— begin Dataset records —

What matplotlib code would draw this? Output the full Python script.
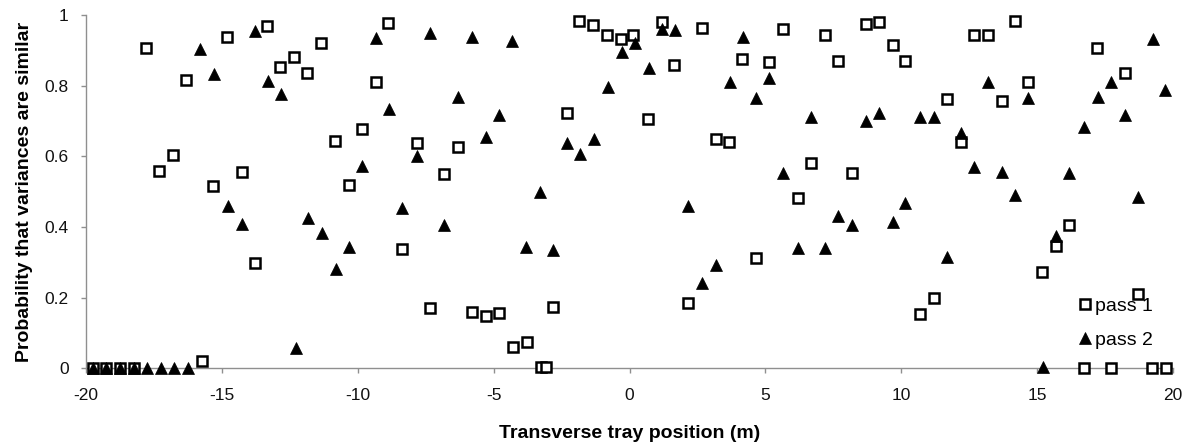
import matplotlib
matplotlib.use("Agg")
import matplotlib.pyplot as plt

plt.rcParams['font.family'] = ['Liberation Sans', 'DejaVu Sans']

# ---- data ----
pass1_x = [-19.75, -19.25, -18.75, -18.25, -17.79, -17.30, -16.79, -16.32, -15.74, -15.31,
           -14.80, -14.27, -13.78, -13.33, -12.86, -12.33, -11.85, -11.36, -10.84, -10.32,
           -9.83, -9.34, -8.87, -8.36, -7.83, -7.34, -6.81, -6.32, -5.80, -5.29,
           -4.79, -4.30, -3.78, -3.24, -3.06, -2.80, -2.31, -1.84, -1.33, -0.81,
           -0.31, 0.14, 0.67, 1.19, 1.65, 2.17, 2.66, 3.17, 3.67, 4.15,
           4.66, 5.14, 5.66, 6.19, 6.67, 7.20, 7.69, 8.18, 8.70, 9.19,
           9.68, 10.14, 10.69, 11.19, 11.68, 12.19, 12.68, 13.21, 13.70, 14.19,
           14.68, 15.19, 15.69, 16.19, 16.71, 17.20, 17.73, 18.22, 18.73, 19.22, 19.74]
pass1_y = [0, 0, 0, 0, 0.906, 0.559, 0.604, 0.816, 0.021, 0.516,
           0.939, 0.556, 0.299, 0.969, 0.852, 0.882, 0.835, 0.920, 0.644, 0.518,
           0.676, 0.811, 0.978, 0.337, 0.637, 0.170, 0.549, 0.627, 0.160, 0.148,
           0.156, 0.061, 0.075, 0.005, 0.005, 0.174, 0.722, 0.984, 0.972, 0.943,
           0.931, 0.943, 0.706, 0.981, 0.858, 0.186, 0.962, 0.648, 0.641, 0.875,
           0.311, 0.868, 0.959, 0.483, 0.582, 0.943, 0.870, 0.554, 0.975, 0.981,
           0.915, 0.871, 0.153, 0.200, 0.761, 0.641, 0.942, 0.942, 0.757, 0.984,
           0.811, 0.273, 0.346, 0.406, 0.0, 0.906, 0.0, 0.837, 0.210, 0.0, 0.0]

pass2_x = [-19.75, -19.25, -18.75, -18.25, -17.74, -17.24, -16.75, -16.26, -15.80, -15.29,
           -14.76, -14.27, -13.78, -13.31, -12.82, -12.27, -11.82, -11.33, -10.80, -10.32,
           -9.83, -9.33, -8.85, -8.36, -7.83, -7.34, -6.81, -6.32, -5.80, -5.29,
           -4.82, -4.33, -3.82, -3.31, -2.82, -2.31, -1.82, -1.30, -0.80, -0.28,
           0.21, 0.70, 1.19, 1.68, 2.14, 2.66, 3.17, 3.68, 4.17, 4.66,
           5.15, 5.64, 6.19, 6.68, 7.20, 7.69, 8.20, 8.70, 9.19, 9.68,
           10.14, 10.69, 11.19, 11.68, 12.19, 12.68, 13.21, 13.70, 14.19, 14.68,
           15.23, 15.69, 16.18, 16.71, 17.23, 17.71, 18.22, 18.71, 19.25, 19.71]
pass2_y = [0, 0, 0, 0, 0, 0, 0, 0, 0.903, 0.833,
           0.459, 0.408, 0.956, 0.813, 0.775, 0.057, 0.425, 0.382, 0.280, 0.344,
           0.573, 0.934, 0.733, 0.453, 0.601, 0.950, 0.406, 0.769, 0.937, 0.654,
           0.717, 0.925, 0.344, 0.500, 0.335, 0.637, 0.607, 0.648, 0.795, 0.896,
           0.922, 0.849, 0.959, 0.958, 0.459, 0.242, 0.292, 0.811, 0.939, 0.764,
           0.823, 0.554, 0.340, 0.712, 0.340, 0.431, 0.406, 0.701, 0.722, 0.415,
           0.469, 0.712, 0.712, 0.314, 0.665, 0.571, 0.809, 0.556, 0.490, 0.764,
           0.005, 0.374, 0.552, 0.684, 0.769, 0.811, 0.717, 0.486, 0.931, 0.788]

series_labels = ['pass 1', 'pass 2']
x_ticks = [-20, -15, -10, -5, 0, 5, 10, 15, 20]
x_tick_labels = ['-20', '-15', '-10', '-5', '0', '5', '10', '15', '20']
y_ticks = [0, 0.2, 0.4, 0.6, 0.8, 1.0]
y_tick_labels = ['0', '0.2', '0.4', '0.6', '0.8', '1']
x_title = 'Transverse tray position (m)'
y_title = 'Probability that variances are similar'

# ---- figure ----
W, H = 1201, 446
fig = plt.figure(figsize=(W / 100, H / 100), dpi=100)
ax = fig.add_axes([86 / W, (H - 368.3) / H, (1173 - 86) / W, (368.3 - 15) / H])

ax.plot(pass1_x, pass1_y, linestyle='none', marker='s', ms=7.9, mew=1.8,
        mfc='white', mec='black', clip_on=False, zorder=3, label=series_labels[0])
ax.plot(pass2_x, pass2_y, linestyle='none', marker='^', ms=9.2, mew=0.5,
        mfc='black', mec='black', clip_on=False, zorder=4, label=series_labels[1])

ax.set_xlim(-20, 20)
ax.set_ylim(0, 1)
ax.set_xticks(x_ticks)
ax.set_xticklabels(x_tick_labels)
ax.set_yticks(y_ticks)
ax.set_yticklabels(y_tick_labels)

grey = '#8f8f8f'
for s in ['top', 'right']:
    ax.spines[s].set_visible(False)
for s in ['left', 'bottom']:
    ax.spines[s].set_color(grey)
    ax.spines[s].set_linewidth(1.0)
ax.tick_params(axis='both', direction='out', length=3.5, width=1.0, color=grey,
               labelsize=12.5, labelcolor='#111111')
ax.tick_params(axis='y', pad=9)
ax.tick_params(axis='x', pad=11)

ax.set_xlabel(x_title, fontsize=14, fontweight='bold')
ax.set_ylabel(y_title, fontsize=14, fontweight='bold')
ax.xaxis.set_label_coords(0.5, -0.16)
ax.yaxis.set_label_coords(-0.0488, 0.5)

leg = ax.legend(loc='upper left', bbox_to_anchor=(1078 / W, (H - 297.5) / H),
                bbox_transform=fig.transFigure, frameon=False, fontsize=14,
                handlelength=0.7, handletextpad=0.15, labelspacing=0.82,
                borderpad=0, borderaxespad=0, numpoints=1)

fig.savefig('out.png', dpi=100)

— end Dataset records —
— begin Dataset records —

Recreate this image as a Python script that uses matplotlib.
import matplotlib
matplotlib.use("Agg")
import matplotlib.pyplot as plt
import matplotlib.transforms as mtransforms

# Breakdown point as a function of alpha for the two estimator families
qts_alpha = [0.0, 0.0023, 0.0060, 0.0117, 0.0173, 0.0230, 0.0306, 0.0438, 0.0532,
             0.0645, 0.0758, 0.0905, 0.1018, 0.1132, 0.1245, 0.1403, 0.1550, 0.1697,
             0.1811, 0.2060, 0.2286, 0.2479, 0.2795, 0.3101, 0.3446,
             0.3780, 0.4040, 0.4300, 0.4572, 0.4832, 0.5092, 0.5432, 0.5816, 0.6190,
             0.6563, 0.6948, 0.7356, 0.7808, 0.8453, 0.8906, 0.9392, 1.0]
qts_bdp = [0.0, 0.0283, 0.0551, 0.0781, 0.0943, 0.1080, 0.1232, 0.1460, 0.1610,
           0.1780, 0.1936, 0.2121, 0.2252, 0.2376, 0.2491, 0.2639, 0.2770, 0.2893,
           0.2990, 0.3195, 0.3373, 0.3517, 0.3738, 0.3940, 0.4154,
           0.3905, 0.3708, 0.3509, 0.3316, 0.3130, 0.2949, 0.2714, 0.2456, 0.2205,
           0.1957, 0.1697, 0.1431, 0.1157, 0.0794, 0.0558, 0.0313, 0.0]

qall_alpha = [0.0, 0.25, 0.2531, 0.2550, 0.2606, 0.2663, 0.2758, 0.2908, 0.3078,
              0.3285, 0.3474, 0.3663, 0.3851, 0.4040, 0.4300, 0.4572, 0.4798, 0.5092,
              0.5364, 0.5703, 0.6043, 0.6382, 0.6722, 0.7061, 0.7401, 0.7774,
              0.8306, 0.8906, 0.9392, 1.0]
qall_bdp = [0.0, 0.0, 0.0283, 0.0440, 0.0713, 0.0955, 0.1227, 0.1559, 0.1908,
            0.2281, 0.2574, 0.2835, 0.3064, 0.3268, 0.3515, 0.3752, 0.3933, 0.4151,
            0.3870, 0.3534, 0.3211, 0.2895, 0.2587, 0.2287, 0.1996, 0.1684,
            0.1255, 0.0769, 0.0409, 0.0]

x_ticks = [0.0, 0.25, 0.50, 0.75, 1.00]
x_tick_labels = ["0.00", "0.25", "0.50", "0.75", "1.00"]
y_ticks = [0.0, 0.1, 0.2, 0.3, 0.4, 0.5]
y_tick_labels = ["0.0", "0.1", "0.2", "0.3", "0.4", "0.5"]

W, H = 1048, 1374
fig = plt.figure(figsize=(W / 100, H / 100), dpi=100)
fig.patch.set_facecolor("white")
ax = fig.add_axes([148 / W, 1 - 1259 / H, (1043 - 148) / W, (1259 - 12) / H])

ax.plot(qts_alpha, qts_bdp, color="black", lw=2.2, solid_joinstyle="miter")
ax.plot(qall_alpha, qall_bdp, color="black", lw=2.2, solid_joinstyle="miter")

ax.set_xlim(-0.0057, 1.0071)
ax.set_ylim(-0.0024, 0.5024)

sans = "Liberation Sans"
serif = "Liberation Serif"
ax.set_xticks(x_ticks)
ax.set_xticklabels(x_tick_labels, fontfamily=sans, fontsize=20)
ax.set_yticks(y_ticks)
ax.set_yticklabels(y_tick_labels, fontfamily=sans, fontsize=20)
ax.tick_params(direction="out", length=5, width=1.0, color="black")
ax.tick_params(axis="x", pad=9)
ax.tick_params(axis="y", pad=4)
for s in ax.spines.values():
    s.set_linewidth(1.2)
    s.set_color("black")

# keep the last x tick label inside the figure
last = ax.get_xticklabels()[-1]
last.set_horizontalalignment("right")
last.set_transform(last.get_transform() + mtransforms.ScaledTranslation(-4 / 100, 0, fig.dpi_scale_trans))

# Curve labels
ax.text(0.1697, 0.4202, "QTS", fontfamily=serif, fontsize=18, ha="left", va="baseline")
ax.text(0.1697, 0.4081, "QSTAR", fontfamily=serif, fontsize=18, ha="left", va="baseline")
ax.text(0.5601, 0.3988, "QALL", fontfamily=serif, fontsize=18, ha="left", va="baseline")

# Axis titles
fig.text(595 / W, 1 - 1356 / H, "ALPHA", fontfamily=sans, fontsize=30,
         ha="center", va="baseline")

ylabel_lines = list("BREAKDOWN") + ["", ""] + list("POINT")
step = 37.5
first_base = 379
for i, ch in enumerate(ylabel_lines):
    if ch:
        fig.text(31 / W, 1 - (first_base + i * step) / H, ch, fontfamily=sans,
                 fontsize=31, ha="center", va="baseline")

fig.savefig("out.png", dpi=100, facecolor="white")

— end Dataset records —
— begin Dataset records —

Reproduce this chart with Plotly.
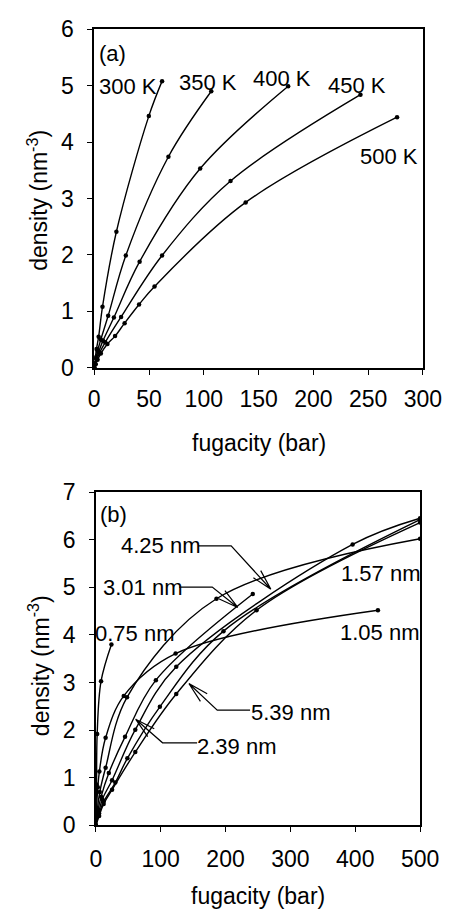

— end Dataset records —

> Brief: Nothing but the lines from the one with "What matplotlib code" through the one with "0.210, 0.0, 0.0]" is to be copied, exactly and ends included. Leave pictures out.

> Written reply:
What matplotlib code would draw this? Output the full Python script.
import matplotlib
matplotlib.use("Agg")
import matplotlib.pyplot as plt

plt.rcParams['font.family'] = ['Liberation Sans', 'DejaVu Sans']

# ---- data ----
pass1_x = [-19.75, -19.25, -18.75, -18.25, -17.79, -17.30, -16.79, -16.32, -15.74, -15.31,
           -14.80, -14.27, -13.78, -13.33, -12.86, -12.33, -11.85, -11.36, -10.84, -10.32,
           -9.83, -9.34, -8.87, -8.36, -7.83, -7.34, -6.81, -6.32, -5.80, -5.29,
           -4.79, -4.30, -3.78, -3.24, -3.06, -2.80, -2.31, -1.84, -1.33, -0.81,
           -0.31, 0.14, 0.67, 1.19, 1.65, 2.17, 2.66, 3.17, 3.67, 4.15,
           4.66, 5.14, 5.66, 6.19, 6.67, 7.20, 7.69, 8.18, 8.70, 9.19,
           9.68, 10.14, 10.69, 11.19, 11.68, 12.19, 12.68, 13.21, 13.70, 14.19,
           14.68, 15.19, 15.69, 16.19, 16.71, 17.20, 17.73, 18.22, 18.73, 19.22, 19.74]
pass1_y = [0, 0, 0, 0, 0.906, 0.559, 0.604, 0.816, 0.021, 0.516,
           0.939, 0.556, 0.299, 0.969, 0.852, 0.882, 0.835, 0.920, 0.644, 0.518,
           0.676, 0.811, 0.978, 0.337, 0.637, 0.170, 0.549, 0.627, 0.160, 0.148,
           0.156, 0.061, 0.075, 0.005, 0.005, 0.174, 0.722, 0.984, 0.972, 0.943,
           0.931, 0.943, 0.706, 0.981, 0.858, 0.186, 0.962, 0.648, 0.641, 0.875,
           0.311, 0.868, 0.959, 0.483, 0.582, 0.943, 0.870, 0.554, 0.975, 0.981,
           0.915, 0.871, 0.153, 0.200, 0.761, 0.641, 0.942, 0.942, 0.757, 0.984,
           0.811, 0.273, 0.346, 0.406, 0.0, 0.906, 0.0, 0.837, 0.210, 0.0, 0.0]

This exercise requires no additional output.